>> Start

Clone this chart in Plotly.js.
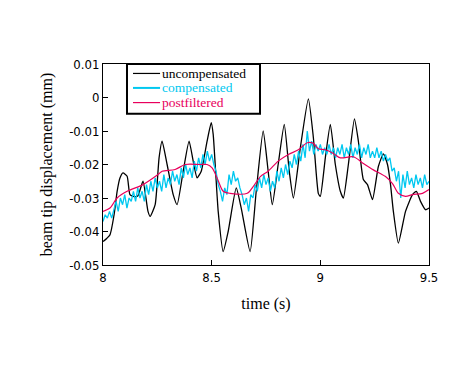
<!DOCTYPE html>
<html>
<head>
<meta charset="utf-8">
<script src="https://cdn.plot.ly/plotly-3.0.1.min.js"></script>
<style>html,body{margin:0;padding:0;background:#fff;}#chart{width:474px;height:372px;}</style>
</head>
<body>
<div id="chart"></div>
<script>
// uncompensated (black)
const uncompT = [8.000,8.018,8.032,8.051,8.065,8.078,8.092,8.111,8.124,8.143,8.161,8.184,8.207,8.217,8.240,8.258,8.272,8.295,8.323,8.341,8.369,8.396,8.415,8.433,8.452,8.479,8.498,8.507,8.530,8.553,8.576,8.613,8.636,8.677,8.705,8.737,8.760,8.779,8.806,8.834,8.857,8.876,8.908,8.945,8.968,8.991,9.000,9.023,9.046,9.069,9.092,9.106,9.129,9.157,9.175,9.198,9.217,9.240,9.267,9.290,9.309,9.323,9.336,9.359,9.392,9.424,9.442,9.461,9.484,9.500];
const uncompV = [-0.043,-0.042,-0.041,-0.035,-0.028,-0.024,-0.0225,-0.0235,-0.029,-0.0296,-0.0293,-0.025,-0.034,-0.0355,-0.032,-0.018,-0.013,-0.020,-0.029,-0.032,-0.022,-0.013,-0.019,-0.024,-0.022,-0.013,-0.0075,-0.011,-0.034,-0.046,-0.040,-0.027,-0.033,-0.046,-0.028,-0.010,-0.022,-0.032,-0.020,-0.008,-0.022,-0.030,-0.015,-0.0004,-0.012,-0.0287,-0.0295,-0.018,-0.008,-0.020,-0.028,-0.030,-0.020,-0.0064,-0.013,-0.0245,-0.026,-0.0305,-0.0206,-0.0168,-0.020,-0.026,-0.034,-0.0435,-0.034,-0.029,-0.028,-0.031,-0.0335,-0.033];

// compensated (cyan)
const compT = [8.00,8.01,8.02,8.03,8.04,8.05,8.06,8.07,8.08,8.09,8.10,8.11,8.12,8.13,8.14,8.15,8.16,8.17,8.18,8.19,8.20,8.21,8.22,8.23,8.24,8.25,8.26,8.27,8.28,8.29,8.30,8.31,8.32,8.33,8.34,8.35,8.36,8.37,8.38,8.39,8.40,8.41,8.42,8.43,8.44,8.45,8.46,8.47,8.48,8.49,8.50,8.51,8.52,8.53,8.54,8.55,8.56,8.57,8.58,8.59,8.60,8.61,8.62,8.63,8.64,8.65,8.66,8.67,8.68,8.69,8.70,8.71,8.72,8.73,8.74,8.75,8.76,8.77,8.78,8.79,8.80,8.81,8.82,8.83,8.84,8.85,8.86,8.87,8.88,8.89,8.90,8.91,8.92,8.93,8.94,8.95,8.96,8.97,8.98,8.99,9.00,9.01,9.02,9.03,9.04,9.05,9.06,9.07,9.08,9.09,9.10,9.11,9.12,9.13,9.14,9.15,9.16,9.17,9.18,9.19,9.20,9.21,9.22,9.23,9.24,9.25,9.26,9.27,9.28,9.29,9.30,9.31,9.32,9.33,9.34,9.35,9.36,9.37,9.38,9.39,9.40,9.41,9.42,9.43,9.44,9.45,9.46,9.47,9.48,9.49,9.50];
const compV = [-0.037,-0.035,-0.036,-0.034,-0.036,-0.033,-0.031,-0.034,-0.030,-0.032,-0.029,-0.033,-0.030,-0.031,-0.028,-0.031,-0.027,-0.030,-0.028,-0.031,-0.026,-0.029,-0.025,-0.028,-0.024,-0.027,-0.025,-0.028,-0.023,-0.027,-0.024,-0.026,-0.022,-0.025,-0.023,-0.026,-0.021,-0.024,-0.020,-0.023,-0.021,-0.024,-0.019,-0.022,-0.018,-0.021,-0.017,-0.020,-0.016,-0.019,-0.017,-0.020,-0.022,-0.026,-0.028,-0.031,-0.027,-0.029,-0.023,-0.026,-0.022,-0.025,-0.024,-0.027,-0.029,-0.032,-0.030,-0.034,-0.029,-0.030,-0.026,-0.028,-0.024,-0.027,-0.023,-0.026,-0.024,-0.028,-0.025,-0.027,-0.022,-0.025,-0.021,-0.024,-0.020,-0.023,-0.019,-0.021,-0.017,-0.020,-0.016,-0.019,-0.014,-0.018,-0.010,-0.016,-0.013,-0.017,-0.014,-0.016,-0.014,-0.017,-0.015,-0.017,-0.014,-0.017,-0.015,-0.018,-0.015,-0.017,-0.014,-0.018,-0.015,-0.017,-0.014,-0.018,-0.015,-0.017,-0.014,-0.018,-0.015,-0.017,-0.014,-0.018,-0.016,-0.018,-0.015,-0.018,-0.016,-0.019,-0.017,-0.019,-0.018,-0.022,-0.021,-0.025,-0.022,-0.030,-0.023,-0.027,-0.022,-0.026,-0.024,-0.027,-0.023,-0.026,-0.024,-0.027,-0.023,-0.026,-0.025];

// postfiltered (red)
const postT = [8.000,8.032,8.065,8.111,8.184,8.253,8.272,8.332,8.378,8.447,8.479,8.502,8.525,8.553,8.585,8.664,8.691,8.724,8.760,8.806,8.853,8.899,8.940,8.968,8.991,9.023,9.060,9.092,9.152,9.198,9.244,9.276,9.300,9.332,9.359,9.392,9.424,9.470,9.500];
const postV = [-0.034,-0.033,-0.030,-0.028,-0.026,-0.023,-0.022,-0.0215,-0.020,-0.020,-0.020,-0.021,-0.024,-0.028,-0.0286,-0.0286,-0.0266,-0.0236,-0.022,-0.019,-0.017,-0.0156,-0.0135,-0.0137,-0.0153,-0.0156,-0.0167,-0.018,-0.0177,-0.0197,-0.0216,-0.0227,-0.0236,-0.0257,-0.0286,-0.0295,-0.029,-0.0286,-0.0275];

const seriesNames = ['uncompensated','compensated','postfiltered'];
const xTickVals = [8, 8.5, 9, 9.5];
const xTickText = ['8','8.5','9','9.5'];
const yTickVals = [0.01, 0, -0.01, -0.02, -0.03, -0.04, -0.05];
const yTickText = ['0.01','0','-0.01','-0.02','-0.03','-0.04','-0.05'];

const colors = ['#000000', '#00c8f0', '#e8005c'];
const serif = '"Liberation Serif", "DejaVu Serif", serif';
const tickFont = '"DejaVu Sans Condensed", "Liberation Sans Narrow", "Liberation Sans", sans-serif';

const traces = [
  {x: uncompT, y: uncompV, name: seriesNames[0], mode: 'lines', line: {color: colors[0], width: 1.3, shape: 'spline', smoothing: 0.5}},
  {x: compT, y: compV, name: seriesNames[1], mode: 'lines', line: {color: colors[1], width: 1.3}},
  {x: postT, y: postV, name: seriesNames[2], mode: 'lines', line: {color: colors[2], width: 1.2, shape: 'spline', smoothing: 0.8}}
];

// hand-drawn compact legend (paper coordinates)
const legX0 = 0.0736, legX1 = 0.4816, legY0 = 0.752, legY1 = 1.0;
const legLineX0 = 0.092, legLineX1 = 0.175, legTextX = 0.178;
const legRowY = [0.953, 0.881, 0.808];
const shapes = [{type: 'rect', xref: 'paper', yref: 'paper', x0: legX0, x1: legX1, y0: legY0, y1: legY1,
  line: {color: '#000', width: 2}, fillcolor: '#fff', layer: 'above'}];
const annotations = [];
seriesNames.forEach((n, i) => {
  shapes.push({type: 'line', xref: 'paper', yref: 'paper', x0: legLineX0, x1: legLineX1, y0: legRowY[i], y1: legRowY[i],
    line: {color: colors[i], width: i === 1 ? 2 : 1.2}, layer: 'above'});
  annotations.push({xref: 'paper', yref: 'paper', x: legTextX, y: legRowY[i], xanchor: 'left', yanchor: 'middle',
    text: n, showarrow: false, borderpad: 0, font: {family: serif, size: 13.5, color: colors[i]}});
});

const layout = {
  width: 474, height: 372,
  margin: {l: 103, r: 45, t: 64, b: 107},
  paper_bgcolor: '#fff', plot_bgcolor: '#fff',
  showlegend: false,
  shapes: shapes,
  annotations: annotations,
  xaxis: {
    range: [8, 9.5], tickvals: xTickVals, ticktext: xTickText,
    ticks: 'inside', ticklen: 5, tickcolor: '#000', tickwidth: 1,
    showline: true, linecolor: '#000', linewidth: 1, mirror: true,
    showgrid: false, zeroline: false,
    tickfont: {family: tickFont, size: 13, color: '#000'},
    title: {text: 'time (s)', font: {family: serif, size: 16, color: '#000'}, standoff: 14}
  },
  yaxis: {
    range: [-0.05, 0.01], tickvals: yTickVals, ticktext: yTickText,
    ticks: 'inside', ticklen: 5, tickcolor: '#000', tickwidth: 1,
    showline: true, linecolor: '#000', linewidth: 1, mirror: true,
    showgrid: false, zeroline: false,
    tickfont: {family: tickFont, size: 13, color: '#000'},
    title: {text: 'beam tip displacement (mm)', font: {family: serif, size: 16, color: '#000'}, standoff: 12}
  }
};

Plotly.newPlot('chart', traces, layout, {displayModeBar: false, staticPlot: true});
</script>
</body>
</html>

>> End

Report how many lines in the data include the word "chart", and give nothing but the count.

▶ [RESULT OF THIS EXERCISE] 4